Tuesday, October 11, 2011

Steve Jobs on Parenting

I’ve been a bit obsessed with Steve Jobs lately but in a weird way. I can’t stop thinking about what kind of Dad he was. In one of the many articles I read about Jobs last week he said he had agreed to contribute to his forthcoming biography because he had been away from his family so much he wanted to them to understand why and know more about him as a person. I found this touching. And sad. He sounds like a lot of the working moms I know. Except that we haven’t been changing the world while we’re at work.

Jobs’s quote has got me thinking about what kind of image I’ll leave behind. What do my kids think about me? They have told me—more than once—that I don’t laugh or smile very much. I realize this is true, but only at home. I laugh all the times with my friends and colleagues. I think I’m thought of as kind of funny outside the house. Why am I such a drill sergeant, focused on getting homework done and vegetable eaten, when I’m with my family? (This question, while interesting, is too big to be addressed here and will be thought about and written about in a future blog.)

My husband has a game he plays with the kids at night.

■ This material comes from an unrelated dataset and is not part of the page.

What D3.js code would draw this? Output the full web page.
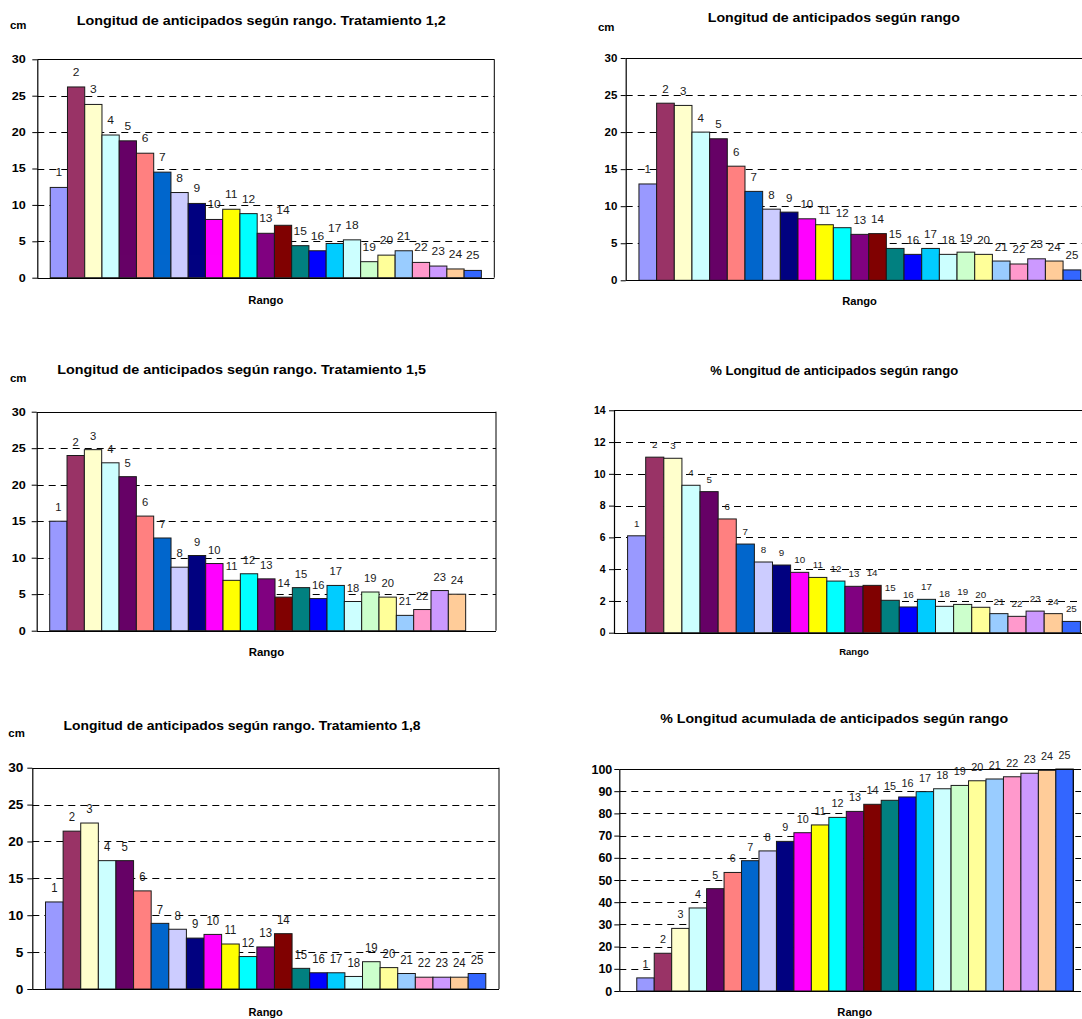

It’s basically a wrestling tickle-fest on our bed; the kids call it “silly something.” If I had a game with the kids it would be called “serious something” and probably involve checklists and bribes.

If I died tomorrow would my kids remember me as a humorless, negotiator of TV minutes and clean(er) rooms? Probably to some degree. What do they actually know about me? They know I was dumped by my two best friends the summer between 4th and 5th grade but that it turned out OK because I met a nice new girl who moved in down the street. They know that I can and will keep a secret (even from their dad if they ask me to). They know I believe in God but probably not all the stories in the Bible. They know I’m a good swimmer. They know I love them all equally but in different ways “kind of like how you like pizza and ice cream at the same time.” They know that most of what I do when I’m away from them,whether it’s work or a run, is important to me.

The good news is I’m not going to die tomorrow so I have time to work on “project smiling and laughing more at home.” I want my kids to know the lighter side of me; this is important to me. I’m glad I have the chance to “tweak” myself. Yet another way—albeit a tiny, tiny way—Steve Jobs changed the world.